É l'angoscia di un provincialità pienamente compiuta a terrorizzare la donna; condizione che si realizza nell'assecondare il bestiale richiamo letargico, ma che pure, suo malgrado, è probabile che le scorra già nelle vene. Il conseguente rifiuto, l'inevitabile raccapriccio, genera tuttavia da un'omologazione che significa non solo regressione, involuzione, ma che rimanda a un senso di emarginazione sociale, al definitivo distacco dai balli dell'Imperatrice, dalle frequenti visite al Palais Royal, dalle carrozze che arrivano all'Opéra, e che la claudicante retorica della fiera negazione non basta a eludere: "Oh, credi che soffra di queste nostalgie? Disingannati: sono i miei nervi che mi giocano talvolta qualche brutto tiro. Eppoi devo resistere, me lo son promesso".
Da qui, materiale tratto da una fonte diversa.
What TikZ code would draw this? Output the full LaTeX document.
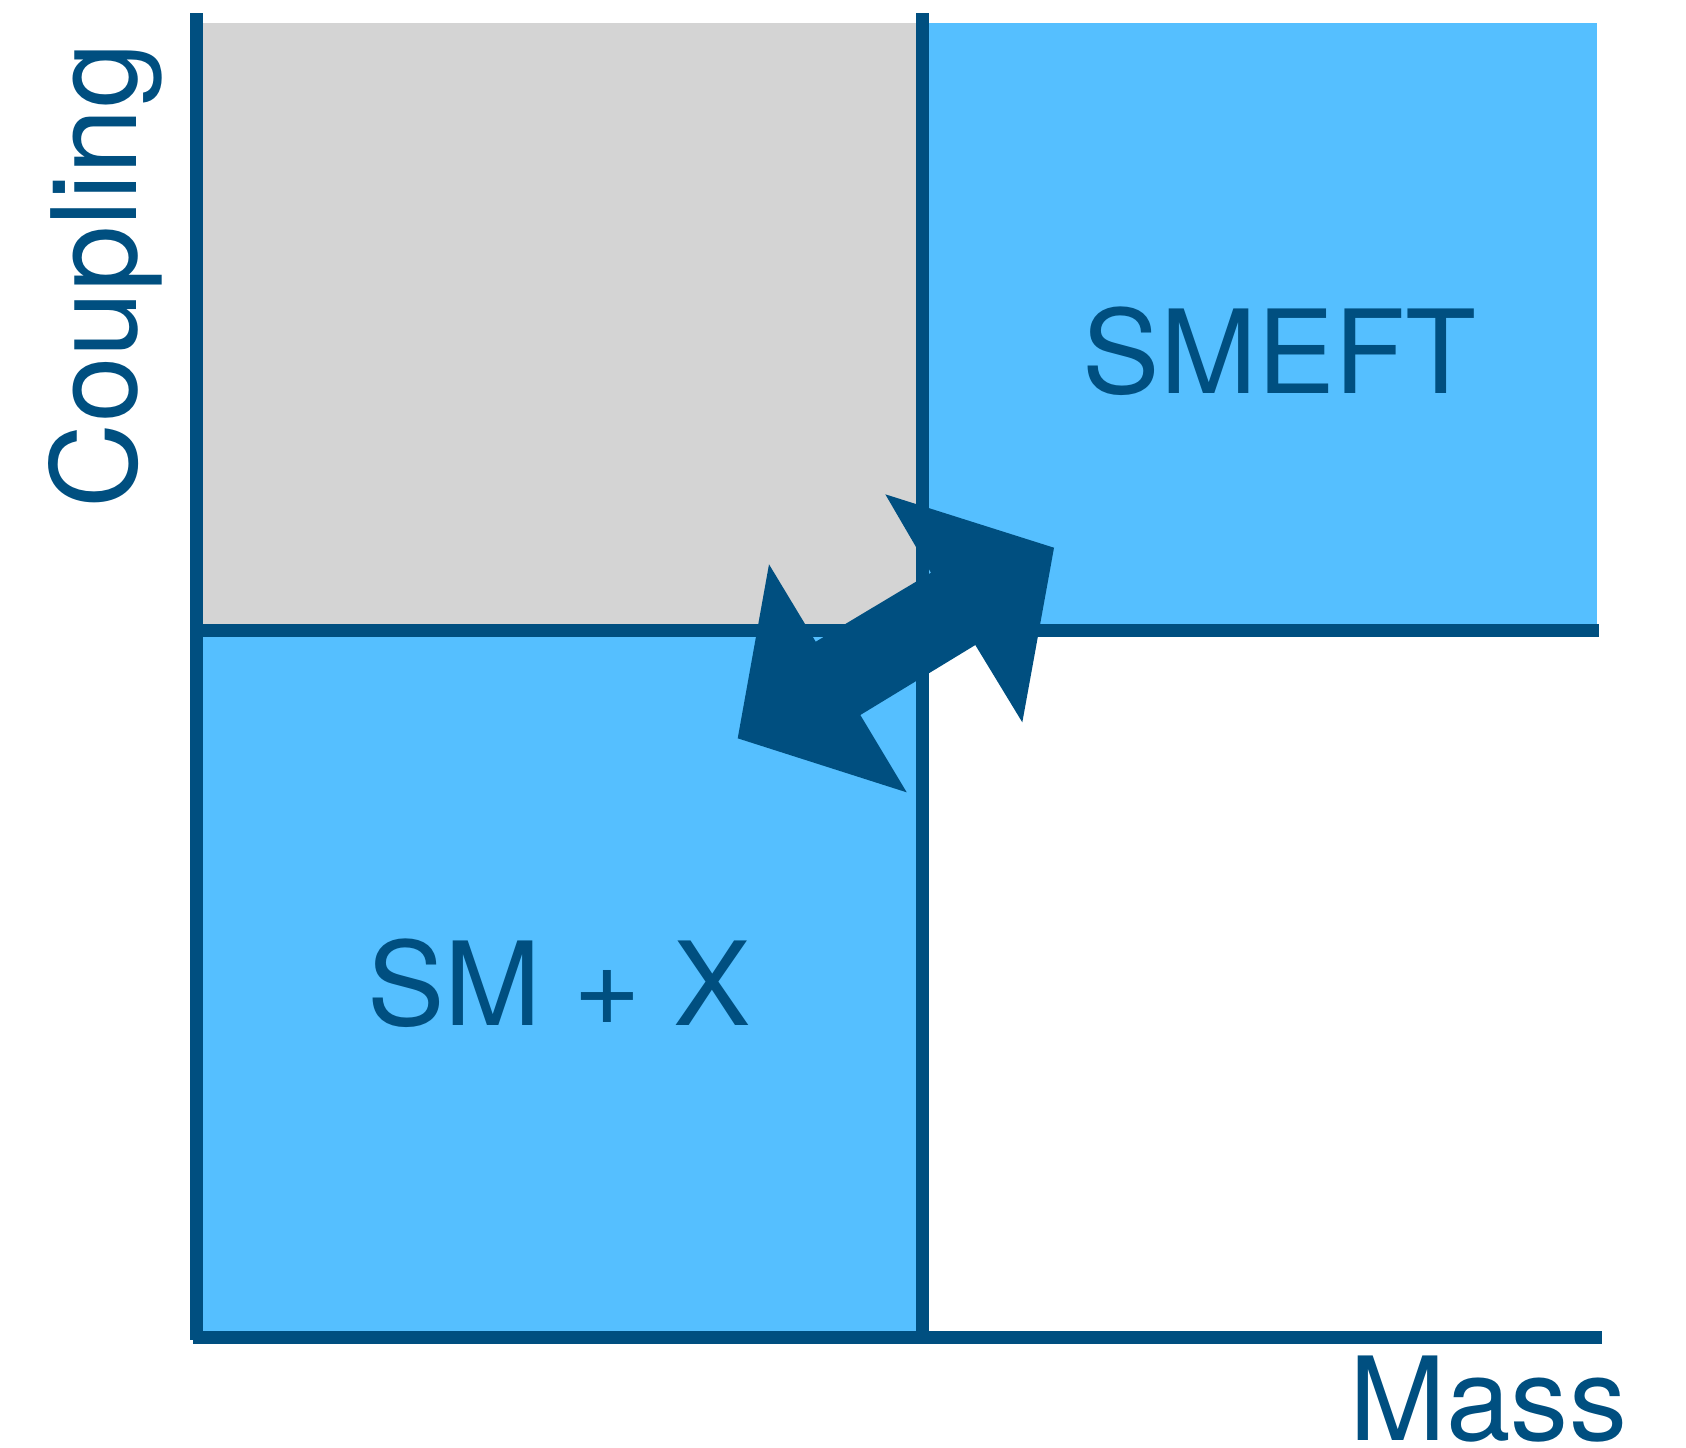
\documentclass[tikz,border=0pt]{standalone}
\usepackage{fontspec}
\setmainfont{TeX Gyre Heros}
\definecolor{axisblue}{RGB}{0,79,128}
\definecolor{regionblue}{RGB}{85,191,255}
\definecolor{regiongray}{RGB}{212,212,212}
\begin{document}
\begin{tikzpicture}[x=0.01cm,y=-0.01cm,
  axisline/.style={draw=axisblue,line width=0.13cm,line cap=butt},
  label/.style={text=axisblue,font=\fontsize{33}{33}\selectfont,inner sep=0pt,outer sep=0pt}]
\useasboundingbox (0,0) rectangle (1686,1447);
% regions
\fill[regiongray] (196,23) rectangle (922,630);
\fill[regionblue] (922,23) rectangle (1597,630);
\fill[regionblue] (196,630) rectangle (922,1337);
% axes and dividing lines
\coordinate (ytop) at (196,13);
\coordinate (ybot) at (196,1340);
\coordinate (mtop) at (922,13);
\coordinate (mbot) at (922,1337);
\coordinate (hl) at (190,630);
\coordinate (hr) at (1599,630);
\coordinate (xl) at (193,1337);
\coordinate (xr) at (1602,1337);
\draw[axisline] (ytop) -- (ybot);
\draw[axisline] (mtop) -- (mbot);
\draw[axisline] (hl) -- (hr);
\draw[axisline] (xl) -- (xr);
% double-headed block arrow between the two regions
\coordinate (A) at (885.3,494.3);
\coordinate (B) at (1054,547.7);
\coordinate (C) at (1022.3,722.3);
\coordinate (H) at (975.3,645);
\coordinate (G) at (860.3,715);
\coordinate (F) at (906.7,792.3);
\coordinate (E) at (737.7,738.3);
\coordinate (D) at (769,564.3);
\coordinate (Nl) at (815.7,641.7);
\coordinate (Nu) at (931,572.7);
\fill[axisblue] (A) -- (B) -- (C) -- (H) -- (G) -- (F) -- (E) -- (D) -- (Nl) -- (Nu) -- cycle;
% labels
\node[label,anchor=base] (smeft) at (1279.6,393.6) {SMEFT};
\node[label,anchor=base] (smx) at (559,1025.8) {SM + X};
\node[label,anchor=base east] (mass) at (1627,1440) {Mass};
\node[label,anchor=base west,rotate=90,font=\fontsize{33.5}{33.5}\selectfont] (coupling) at (136.6,508) {Coupling};
\end{tikzpicture}
\end{document}
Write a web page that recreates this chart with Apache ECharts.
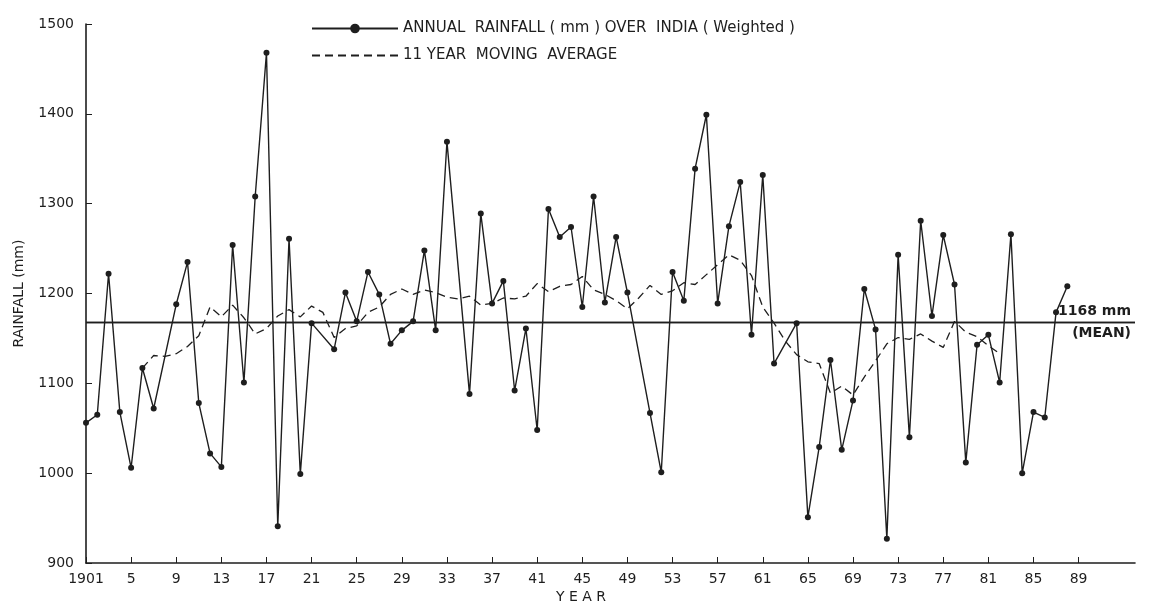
<!DOCTYPE html>
<html>
<head>
<meta charset="UTF-8">
<title>Annual rainfall over India</title>
<script src="https://cdn.jsdelivr.net/npm/echarts@6/dist/echarts.min.js"></script>
<style>
  html, body { margin: 0; padding: 0; background: #fff; }
</style>
</head>
<body>
<div id="main" style="width:1160px;height:608px;"></div>
<script type="text/javascript">
// years on the axis (axis runs a bit past the last label like the original)
var years = [];
for (var y = 1901; y <= 1994; y++) years.push(String(y));

// annual rainfall (mm), 1901-1988; null = no dot drawn, line passes straight through
var rainfall = [
  1056, 1065, 1222, 1068, 1006, 1117, 1072, null, 1188, 1235,
  1078, 1022, 1007, 1254, 1101, 1308, 1468, 941, 1261, 999,
  1167, null, 1138, 1201, 1169, 1224, 1199, 1144, 1159, 1169,
  1248, 1159, 1369, null, 1088, 1289, 1189, 1214, 1092, 1161,
  1048, 1294, 1263, 1274, 1185, 1308, 1190, 1263, 1201, null,
  1067, 1001, 1224, 1192, 1339, 1399, 1189, 1275, 1324, 1154,
  1332, 1122, null, 1167, 951, 1029, 1126, 1026, 1081, 1205,
  1160, 927, 1243, 1040, 1281, 1175, 1265, 1210, 1012, 1143,
  1154, 1101, 1266, 1000, 1068, 1062, 1179, 1208
];

// 11 year moving average, 1906-1982
var movingAvg = [
  null, null, null, null, null,
  1117, 1131, 1130, 1133, 1141, 1153, 1185, 1174, 1187, 1173,
  1155, 1161, 1175, 1182, 1174, 1186, 1179, 1151, 1161, 1164,
  1179, 1185, 1199, 1205, 1199, 1204, 1201, 1196, 1194, 1197,
  1187, 1189, 1195, 1194, 1197, 1211, 1202, 1208, 1210, 1219,
  1204, 1199, 1192, 1183, 1195, 1209, 1199, 1203, 1212, 1210,
  1221, 1232, 1243, 1237, 1220, 1185, 1167, 1147, 1132, 1124,
  1122, 1089, 1097, 1087, 1107, 1125, 1144, 1151, 1149, 1155,
  1147, 1140, 1169, 1157, 1152, 1142, 1133
];

var meanRain = 1168;
var yTicks = { min: 900, max: 1500, step: 100 };

var ink = '#1e1e1e';
var font = 'DejaVu Sans';

var rainName = 'ANNUAL  RAINFALL ( mm ) OVER  INDIA ( Weighted )';
var avgName = '11 YEAR  MOVING  AVERAGE';

// label every 4th year: 1901, 5, 9 ... 89
function showYear(idx) {
  return idx % 4 === 0 && Number(years[idx]) <= 1989;
}

var myChart = echarts.init(document.getElementById('main'));

var option = {
  backgroundColor: '#ffffff',
  animation: false,
  textStyle: { fontFamily: font, color: ink },
  legend: {
    orient: 'vertical',
    left: 306,
    top: 16,
    itemWidth: 86,
    itemHeight: 12,
    itemGap: 12,
    textStyle: { fontFamily: font, fontSize: 15, color: ink },
    data: [
      { name: rainName },
      { name: avgName, itemStyle: { opacity: 0 } }
    ]
  },
  grid: { left: 86, right: 25, top: 24, bottom: 45 },
  xAxis: {
    type: 'category',
    data: years,
    boundaryGap: false,
    axisLine: { lineStyle: { color: ink, width: 1.6 } },
    axisTick: { inside: true, length: 6, interval: showYear, lineStyle: { color: ink } },
    axisLabel: {
      interval: showYear,
      margin: 9,
      fontSize: 14,
      color: ink,
      formatter: function (v) {
        return v === '1901' ? v : String(Number(v) % 100);
      }
    },
    splitLine: { show: false }
  },
  yAxis: {
    type: 'value',
    min: yTicks.min,
    max: yTicks.max,
    interval: yTicks.step,
    name: 'RAINFALL (mm)',
    nameLocation: 'middle',
    nameGap: 60,
    nameTextStyle: { fontSize: 14, color: ink },
    axisLine: { show: true, lineStyle: { color: ink, width: 1.6 } },
    axisTick: { show: true, inside: true, length: 6, lineStyle: { color: ink } },
    axisLabel: {
      fontSize: 14,
      color: ink,
      margin: 12,
      formatter: function (v) { return String(v); }
    },
    splitLine: { show: false }
  },
  graphic: [{
    type: 'text',
    left: 556,
    top: 590,
    style: { text: 'Y E A R', font: '14px "DejaVu Sans"', fill: ink }
  }],
  series: [
    {
      name: rainName,
      type: 'line',
      data: rainfall,
      connectNulls: true,
      symbol: 'circle',
      symbolSize: 6,
      itemStyle: { color: ink },
      lineStyle: { color: ink, width: 1.4 },
      z: 3,
      markLine: {
        silent: true,
        symbol: 'none',
        lineStyle: { color: ink, width: 1.3, type: 'solid' },
        label: { fontFamily: font, fontSize: 14, color: ink, fontWeight: 'bold' },
        data: [
          { yAxis: meanRain, label: { position: 'insideEndTop', formatter: meanRain + ' mm', distance: 4 } },
          { yAxis: meanRain, label: { position: 'insideEndBottom', formatter: '(MEAN)', distance: 4 } }
        ]
      }
    },
    {
      name: avgName,
      type: 'line',
      data: movingAvg,
      symbol: 'none',
      itemStyle: { color: ink },
      lineStyle: { color: ink, width: 1.3, type: [8, 5] },
      z: 2
    }
  ]
};

myChart.setOption(option);
</script>
</body>
</html>
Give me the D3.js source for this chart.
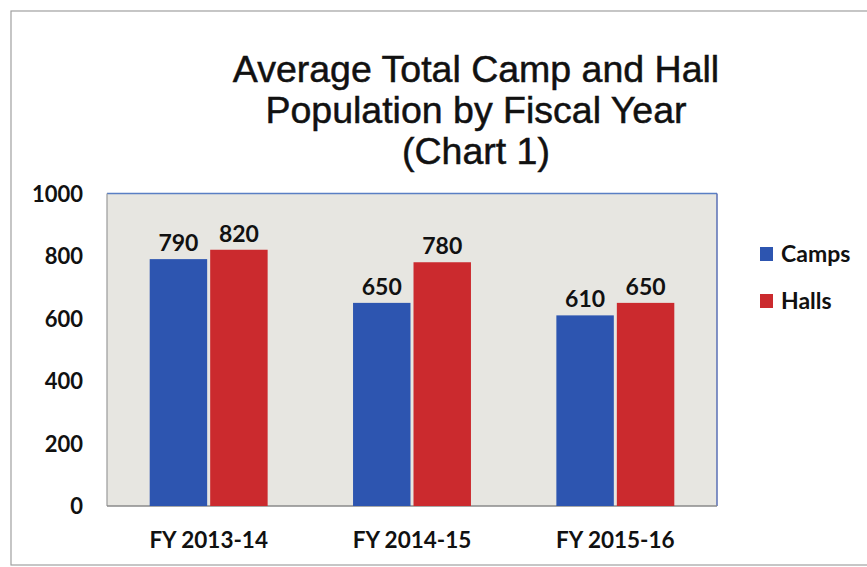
<!DOCTYPE html>
<html><head><meta charset="utf-8">
<script src="https://cdn.jsdelivr.net/npm/d3@7"></script>
<style>body{margin:0;background:#fff}svg{display:block}</style>
</head><body>
<script>
const categories = ["FY 2013-14", "FY 2014-15", "FY 2015-16"];
const seriesNames = ["Camps", "Halls"];
const camps = [790, 650, 610];
const halls = [820, 780, 650];
const yTicks = [0, 200, 400, 600, 800, 1000];
const titleLines = ["Average Total Camp and Hall", "Population by Fiscal Year", "(Chart 1)"];
const colors = ["#2d55b0", "#cb2a2e"];

const W = 867, H = 567;
const svg = d3.select("body").append("svg").attr("width", W).attr("height", H);

// outer frame
svg.append("rect").attr("x", 11).attr("y", 11).attr("width", W).attr("height", 554)
  .attr("fill", "#fff").attr("stroke", "#a0a0a0").attr("stroke-width", 1.2);

const plot = {l: 107, r: 717, t: 193.5, b: 506};
const x0 = d3.scaleBand().domain(categories).range([plot.l, plot.r]).paddingInner(0.42).paddingOuter(0.21);
const x1 = d3.scaleBand().domain(seriesNames).range([0, x0.bandwidth()]).paddingInner(0.05);
const y = d3.scaleLinear().domain([0, 1000]).range([plot.b, plot.t]);

svg.append("rect").attr("x", plot.l).attr("y", plot.t).attr("width", plot.r - plot.l).attr("height", plot.b - plot.t)
  .attr("fill", "#e7e6e1");
// borders
svg.append("line").attr("x1", plot.l).attr("x2", plot.r).attr("y1", plot.t).attr("y2", plot.t).attr("stroke", "#5a7fc4").attr("stroke-width", 1.5);
svg.append("line").attr("x1", plot.r).attr("x2", plot.r).attr("y1", plot.t).attr("y2", plot.b).attr("stroke", "#5a6fb4").attr("stroke-width", 1.5);
svg.append("line").attr("x1", plot.l).attr("x2", plot.l).attr("y1", plot.t).attr("y2", plot.b).attr("stroke", "#9a9a9a").attr("stroke-width", 1.2);
svg.append("line").attr("x1", plot.l).attr("x2", plot.r).attr("y1", plot.b).attr("y2", plot.b).attr("stroke", "#8a8a8a").attr("stroke-width", 1.5);

const data = categories.map((c, i) => ({cat: c, vals: [camps[i], halls[i]]}));
const g = svg.selectAll("g.grp").data(data).enter().append("g").attr("class", "grp")
  .attr("transform", d => `translate(${x0(d.cat)},0)`);
g.selectAll("rect").data(d => d.vals.map((v, j) => ({v, s: seriesNames[j], j})))
  .enter().append("rect")
  .attr("x", d => x1(d.s)).attr("width", x1.bandwidth())
  .attr("y", d => y(d.v)).attr("height", d => plot.b - y(d.v))
  .attr("fill", d => colors[d.j]);
g.selectAll("text").data(d => d.vals.map((v, j) => ({v, s: seriesNames[j]})))
  .enter().append("text")
  .attr("x", d => x1(d.s) + x1.bandwidth() / 2).attr("y", d => y(d.v) - 8)
  .attr("text-anchor", "middle").attr("font-family", "Lato, 'Open Sans', sans-serif")
  .attr("font-weight", "bold").attr("font-size", 23).attr("fill", "#111").text(d => d.v);

// y axis
const yAxis = d3.axisLeft(y).tickValues(yTicks).tickFormat(d3.format("d")).tickSize(0).tickPadding(0);
const ya = svg.append("g").attr("transform", `translate(83,0)`).call(yAxis);
ya.select(".domain").remove();
ya.selectAll("text").attr("font-family", "Lato, 'Open Sans', sans-serif").attr("font-weight", "bold")
  .attr("font-size", 22).attr("fill", "#111").attr("dy", "0.36em");

// x axis
const xAxis = d3.axisBottom(x0).tickSize(0).tickPadding(0);
const xa = svg.append("g").attr("transform", `translate(0,${plot.b})`).call(xAxis);
xa.select(".domain").remove();
xa.selectAll("text").attr("font-family", "Lato, 'Open Sans', sans-serif").attr("font-weight", "bold")
  .attr("font-size", 22.5).attr("fill", "#111").attr("dy", null).attr("y", 42);

// title
svg.append("text").attr("x", 476).attr("y", 82).attr("text-anchor", "middle")
  .attr("font-family", "'Liberation Sans', Arial, sans-serif").attr("font-size", 37.5).attr("fill", "#111")
  .attr("stroke", "#111").attr("stroke-width", 0.5)
  .selectAll("tspan").data(titleLines).enter().append("tspan")
  .attr("x", 476).attr("dy", (d, i) => i === 0 ? 0 : 41).text(d => d);

// legend
const lg = svg.append("g").attr("transform", "translate(760,247)");
seriesNames.forEach((s, i) => {
  lg.append("rect").attr("x", 0).attr("y", i * 47).attr("width", 13).attr("height", 14).attr("fill", colors[i]);
  lg.append("text").attr("x", 21).attr("y", i * 47 + 7).attr("dy", "0.36em")
    .attr("font-family", "Lato, 'Open Sans', sans-serif").attr("font-weight", "bold")
    .attr("font-size", 23).attr("fill", "#111").text(s);
});
</script>
</body></html>
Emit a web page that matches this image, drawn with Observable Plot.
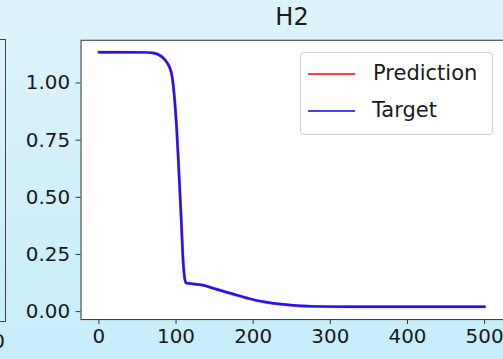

Cercando dunque la voce di Landolfi fra le parole di Anne, potrebbe forse in questa provincia francese agitarsi lo spettro non agevole da esorcizzare dell'esclusione dalla mondanità letteraria? Detto altrimenti, potrebbero le mille luci e l'aria vibrante della Parigi imperiale, ormai remote, riflettere quelle dei salotti romani a metà degli anni '50?  Arduo da sostenere, trattandosi di uno scrittore schivo come pochi altri, irriducibilmente refrattario a farsi personaggio pubblico, che considerava i propri sgomitanti colleghi esseri "incomprensibili, estranei, remoti". Se proietta un timore dell'autore, la provincia da cui scrive Anne non indica certamente un luogo; se non metaforico, di imperscrutabile complessità, come i recessi di un anima di "inesplicabile miscredenza", e affollata di "ombre". Un luogo dove forse si trasfigura la sua imperterrita frequentazione della "morta periferia del vocabolario italiano", e dove risiede il coraggio della sua difficile grandezza. Ovvero - nel contrasto con l'assordante frenesia della capitale - un luogo in cui si rivela un vago ma ineluttabile presentimento di quella dolorosa tensione "tra il silenzio e l'espressione" che più avanti negli anni gli diventerà peculiare.

In fin dei conti, era proprio nella "mostruosa" provincia natia, nella sonnolenta reclusione della borbonica Pico, che Landolfi si rifugiava il più delle volte per scrivere. Forse in quelle oscene e maleodoranti sacche di pelle appese alle travi si sogna. Forse, al risveglio, quei sogni possono diventare splendidi racconti.